Accounting for Derivatives: Using Financial Engineering to Hedge a Possible Future Foreign Contract Commitment
Note: This project was completed on April 15, 1998 prior to the issuance of SFAS 133.
Abstract: The objective of this case is to outline to students the analysis that is necessary to design a hedging strategy for a possible foreign currency commitment. The case will use a hypothetical corporation and their project bid to a German construction company to illustrate the various strategies the firm could employ to hedge against possible foreign currency movements. Students will come to understand that different strategies in some scenarios have inherent risks that cannot be removed.

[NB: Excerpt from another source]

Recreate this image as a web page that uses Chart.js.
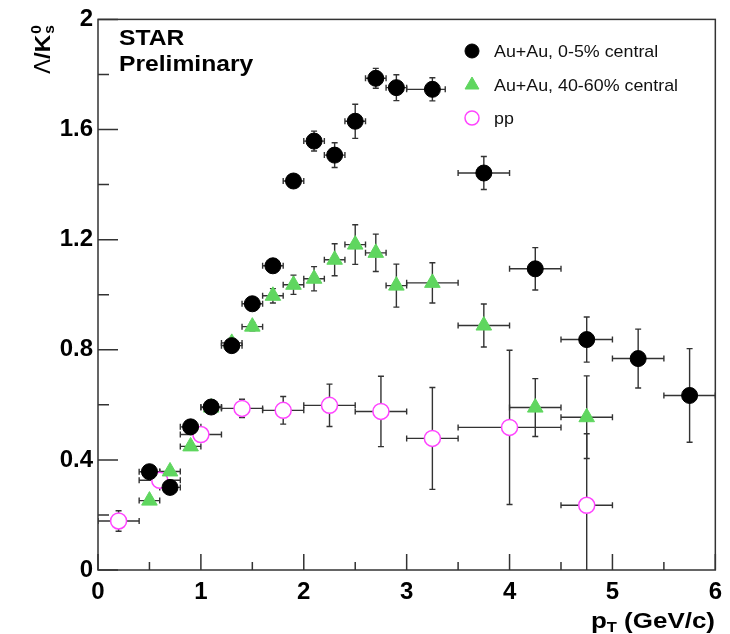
<!DOCTYPE html>
<html>
<head>
<meta charset="utf-8">
<script src="https://cdn.jsdelivr.net/npm/chart.js@4.4.0/dist/chart.umd.min.js"></script>
<style>
html, body { margin: 0; padding: 0; background: #fff; }
#wrap { width: 730px; height: 634px; position: relative; }
</style>
</head>
<body>
<div id="wrap"><canvas id="chart_lambdaK0sRatio"></canvas></div>
<script>
// Au+Au, 0-5% central
const ptCentral    = [0.5, 0.7, 0.9, 1.1, 1.3, 1.5, 1.7, 1.9, 2.1, 2.3, 2.5, 2.7, 2.9, 3.25, 3.75, 4.25, 4.75, 5.25, 5.75];
const ratioCentral = [0.357, 0.300, 0.520, 0.592, 0.815, 0.967, 1.105, 1.413, 1.558, 1.507, 1.630, 1.786, 1.752, 1.746, 1.442, 1.094, 0.837, 0.768, 0.634];
const errCentral   = [0.012, 0.012, 0.013, 0.013, 0.014, 0.015, 0.015, 0.015, 0.036, 0.045, 0.062, 0.036, 0.047, 0.042, 0.060, 0.077, 0.082, 0.107, 0.170];
const binLoCentral = [0.4, 0.6, 0.8, 1.0, 1.2, 1.4, 1.6, 1.8, 2.0, 2.2, 2.4, 2.6, 2.8, 3.0, 3.5, 4.0, 4.5, 5.0, 5.5];
const binHiCentral = [0.6, 0.8, 1.0, 1.2, 1.4, 1.6, 1.8, 2.0, 2.2, 2.4, 2.6, 2.8, 3.0, 3.375, 4.0, 4.5, 5.0, 5.5, 6.0];

// Au+Au, 40-60% central
const ptPeripheral    = [0.5, 0.7, 0.9, 1.1, 1.3, 1.5, 1.7, 1.9, 2.1, 2.3, 2.5, 2.7, 2.9, 3.25, 3.75, 4.25, 4.75];
const ratioPeripheral = [0.252, 0.358, 0.449, 0.590, 0.825, 0.884, 0.996, 1.036, 1.058, 1.127, 1.182, 1.152, 1.033, 1.043, 0.888, 0.590, 0.555];
const errPeripheral   = [0.010, 0.010, 0.012, 0.012, 0.015, 0.015, 0.026, 0.035, 0.044, 0.058, 0.072, 0.068, 0.078, 0.073, 0.078, 0.105, 0.150];
const binLoPeripheral = [0.4, 0.6, 0.8, 1.0, 1.2, 1.4, 1.6, 1.8, 2.0, 2.2, 2.4, 2.6, 2.8, 3.0, 3.5, 4.0, 4.5];
const binHiPeripheral = [0.6, 0.8, 1.0, 1.2, 1.4, 1.6, 1.8, 2.0, 2.2, 2.4, 2.6, 2.8, 3.0, 3.5, 4.0, 4.5, 5.0];

// pp
const ptPP    = [0.2, 0.6, 1.0, 1.4, 1.8, 2.25, 2.75, 3.25, 4.0, 4.75];
const ratioPP = [0.178, 0.326, 0.492, 0.587, 0.580, 0.598, 0.576, 0.478, 0.518, 0.235];
const errPP   = [0.037, 0.015, 0.015, 0.033, 0.050, 0.077, 0.128, 0.185, 0.280, 0.260];
const binLoPP = [0.0, 0.4, 0.8, 1.2, 1.6, 2.0, 2.5, 3.0, 3.5, 4.5];
const binHiPP = [0.4, 0.8, 1.2, 1.6, 2.0, 2.5, 3.0, 3.5, 4.5, 5.0];

const seriesLabels = ['Au+Au, 0-5% central', 'Au+Au, 40-60% central', 'pp'];
const yTicks = [0, 0.4, 0.8, 1.2, 1.6, 2];
const xTicks = [0, 1, 2, 3, 4, 5, 6];

const FRAME = '#333333';
const GREEN = '#5fd65f';
const MAGENTA = '#ff44ff';

function points(xs, ys) {
    return xs.map((x, i) => ({ x: x, y: ys[i] }));
}

// horizontally stretched text, ROOT fonts look a bit wider
function stretchText(ctx, str, x, y, font, sx) {
    ctx.save();
    ctx.font = font;
    ctx.translate(x, y);
    ctx.scale(sx, 1);
    ctx.fillText(str, 0, 0);
    const w = ctx.measureText(str).width * sx;
    ctx.restore();
    return w;
}

const errorBars = {
    id: 'errorBars',
    beforeDatasetsDraw: (chart) => {
        const ctx = chart.ctx;
        const xs = chart.scales.x, ys = chart.scales.y;
        const area = chart.chartArea;
        ctx.save();
        ctx.beginPath();
        ctx.rect(area.left, area.top, area.right - area.left, area.bottom - area.top);
        ctx.clip();
        ctx.strokeStyle = FRAME;
        ctx.lineWidth = 1.4;
        const cap = 3;
        chart.data.datasets.forEach((ds) => {
            ds.data.forEach((p, i) => {
                const px = xs.getPixelForValue(p.x);
                const py = ys.getPixelForValue(p.y);
                const x0 = xs.getPixelForValue(ds.binLo[i]);
                const x1 = xs.getPixelForValue(ds.binHi[i]);
                const y0 = ys.getPixelForValue(p.y - ds.errY[i]);
                const y1 = ys.getPixelForValue(p.y + ds.errY[i]);
                ctx.beginPath();
                ctx.moveTo(x0, py); ctx.lineTo(x1, py);
                ctx.moveTo(x0, py - cap); ctx.lineTo(x0, py + cap);
                ctx.moveTo(x1, py - cap); ctx.lineTo(x1, py + cap);
                ctx.moveTo(px, y0); ctx.lineTo(px, y1);
                ctx.moveTo(px - cap, y0); ctx.lineTo(px + cap, y0);
                ctx.moveTo(px - cap, y1); ctx.lineTo(px + cap, y1);
                ctx.stroke();
            });
        });
        ctx.restore();
    }
};

const frameAndText = {
    id: 'frameAndText',
    afterDraw: (chart) => {
        const ctx = chart.ctx;
        const xs = chart.scales.x, ys = chart.scales.y;
        const a = chart.chartArea;
        ctx.save();
        ctx.strokeStyle = FRAME;
        ctx.lineWidth = 1.5;
        ctx.strokeRect(a.left, a.top, a.right - a.left, a.bottom - a.top);

        // inward ticks, major and minor
        ctx.beginPath();
        for (let v = 0; v <= 2.0001; v += 0.2) {
            const py = ys.getPixelForValue(v);
            const major = Math.abs(v / 0.4 - Math.round(v / 0.4)) < 1e-6;
            ctx.moveTo(a.left, py);
            ctx.lineTo(a.left + (major ? 20 : 11), py);
        }
        for (let v = 0; v <= 6.0001; v += 0.5) {
            const px = xs.getPixelForValue(v);
            const major = Math.abs(v - Math.round(v)) < 1e-6;
            ctx.moveTo(px, a.bottom);
            ctx.lineTo(px, a.bottom - (major ? 16 : 8));
        }
        ctx.stroke();

        ctx.fillStyle = '#000';
        ctx.textBaseline = 'alphabetic';
        ctx.textAlign = 'left';
        stretchText(ctx, 'STAR', 119, 45, 'bold 22px "Liberation Sans", Arial', 1.12);
        stretchText(ctx, 'Preliminary', 119, 71, 'bold 22px "Liberation Sans", Arial', 1.12);

        // x axis title: p_T (GeV/c), right aligned
        const sx = 1.18;
        const f1 = 'bold 22px "Liberation Sans", Arial';
        const f2 = 'bold 14px "Liberation Sans", Arial';
        ctx.font = f1;
        const wP = ctx.measureText('p').width * sx;
        const wRest = ctx.measureText(' (GeV/c)').width * sx;
        ctx.font = f2;
        const wT = ctx.measureText('T').width * sx;
        let tx = 715 - (wP + wT + wRest);
        tx += stretchText(ctx, 'p', tx, 628, f1, sx);
        tx += stretchText(ctx, 'T', tx, 632, f2, sx);
        stretchText(ctx, ' (GeV/c)', tx, 628, f1, sx);

        // y axis title: Lambda / K0s, rotated
        ctx.save();
        ctx.translate(50, 74);
        ctx.rotate(-Math.PI / 2);
        let ty = 0;
        ty += stretchText(ctx, 'Λ', ty, 0, '22px "DejaVu Sans", sans-serif', 1.0);
        ty += stretchText(ctx, '/K', ty, 0, 'bold 22px "Liberation Sans", Arial', 1.1);
        stretchText(ctx, '0', ty + 1, -9, 'bold 14px "Liberation Sans", Arial', 1.1);
        stretchText(ctx, 's', ty + 1, 4, 'bold 14px "Liberation Sans", Arial', 1.1);
        ctx.restore();

        // legend
        const rows = [51, 85, 118];
        chart.data.datasets.forEach((ds, i) => {
            ctx.save();
            ctx.fillStyle = ds.backgroundColor;
            ctx.strokeStyle = ds.borderColor;
            ctx.lineWidth = ds.borderWidth;
            Chart.helpers.drawPoint(ctx, { pointStyle: ds.pointStyle, radius: ds.pointRadius - 1, borderWidth: ds.borderWidth, rotation: 0 }, 472, rows[i]);
            ctx.restore();
            ctx.fillStyle = '#111';
            ctx.textBaseline = 'middle';
            stretchText(ctx, seriesLabels[i], 494, rows[i] + 1, '17px "Liberation Sans", Arial', 1.05);
        });
        ctx.restore();
    }
};

const chart_lambdaK0sRatio = new Chart(document.getElementById('chart_lambdaK0sRatio'), {
    type: 'scatter',
    data: {
        datasets: [
            {
                label: seriesLabels[0],
                data: points(ptCentral, ratioCentral),
                errY: errCentral, binLo: binLoCentral, binHi: binHiCentral,
                pointStyle: 'circle',
                pointRadius: 8,
                borderWidth: 1,
                backgroundColor: '#000000',
                borderColor: '#000000',
                order: 0
            },
            {
                label: seriesLabels[1],
                data: points(ptPeripheral, ratioPeripheral),
                errY: errPeripheral, binLo: binLoPeripheral, binHi: binHiPeripheral,
                pointStyle: 'triangle',
                pointRadius: 9,
                borderWidth: 1,
                backgroundColor: GREEN,
                borderColor: GREEN,
                order: 1
            },
            {
                label: seriesLabels[2],
                data: points(ptPP, ratioPP),
                errY: errPP, binLo: binLoPP, binHi: binHiPP,
                pointStyle: 'circle',
                pointRadius: 8,
                borderWidth: 1.5,
                backgroundColor: '#ffffff',
                borderColor: MAGENTA,
                order: 2
            }
        ]
    },
    options: {
        animation: false,
        responsive: true,
        maintainAspectRatio: false,
        layout: { padding: { top: 19, right: 13, left: 0, bottom: 0 } },
        plugins: {
            legend: { display: false },
            tooltip: { enabled: false }
        },
        scales: {
            x: {
                type: 'linear',
                min: 0,
                max: 6,
                afterFit: (scale) => { scale.height = 64; },
                afterBuildTicks: (scale) => { scale.ticks = xTicks.map(v => ({ value: v })); },
                grid: { display: false, drawTicks: false },
                border: { display: false },
                ticks: {
                    padding: 8,
                    color: '#000',
                    font: { family: '"Liberation Sans", Arial', size: 24, weight: 'bold' },
                    callback: (v) => String(v)
                }
            },
            y: {
                type: 'linear',
                min: 0,
                max: 2,
                afterFit: (scale) => { scale.width = 98; },
                afterBuildTicks: (scale) => { scale.ticks = yTicks.map(v => ({ value: v })); },
                grid: { display: false, drawTicks: false },
                border: { display: false },
                ticks: {
                    padding: 5,
                    color: '#000',
                    font: { family: '"Liberation Sans", Arial', size: 24, weight: 'bold' },
                    callback: (v) => (v === 0 || v === 2) ? String(v) : v.toFixed(1)
                }
            }
        }
    },
    plugins: [errorBars, frameAndText, {
        id: 'whiteBackground',
        beforeDraw: (chart) => {
            const ctx = chart.canvas.getContext('2d');
            ctx.save();
            ctx.globalCompositeOperation = 'destination-over';
            ctx.fillStyle = 'white';
            ctx.fillRect(0, 0, chart.canvas.width, chart.canvas.height);
            ctx.restore();
        }
    }]
});
</script>
</body>
</html>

The case reduces the expected complexity of electing a strategy through the logic developed in the case questions. The logic developed in the case questions will provide students with the ability to analyze: (1) the currency exchange environment which motivated the construction firm to contact a Financial Engineer, (2) the foreign exchange rate risk that the firm could experience if the bid is successful and the effective dollar cost the firm would experience if they had not hedged this exposure, (3) two different hedging strategies that could be utilized by the firm and their related dollar costs to hedge against foreign currency movements, (4) the journal entries that would be required to record all of the transactions associated with the bid under current accounnting requirements and, (5) be able to explain in general terms how the journal entries for the same transactions would have been recorded if the recent FASB Exposure Draft on Accounting for Derivatives is passed.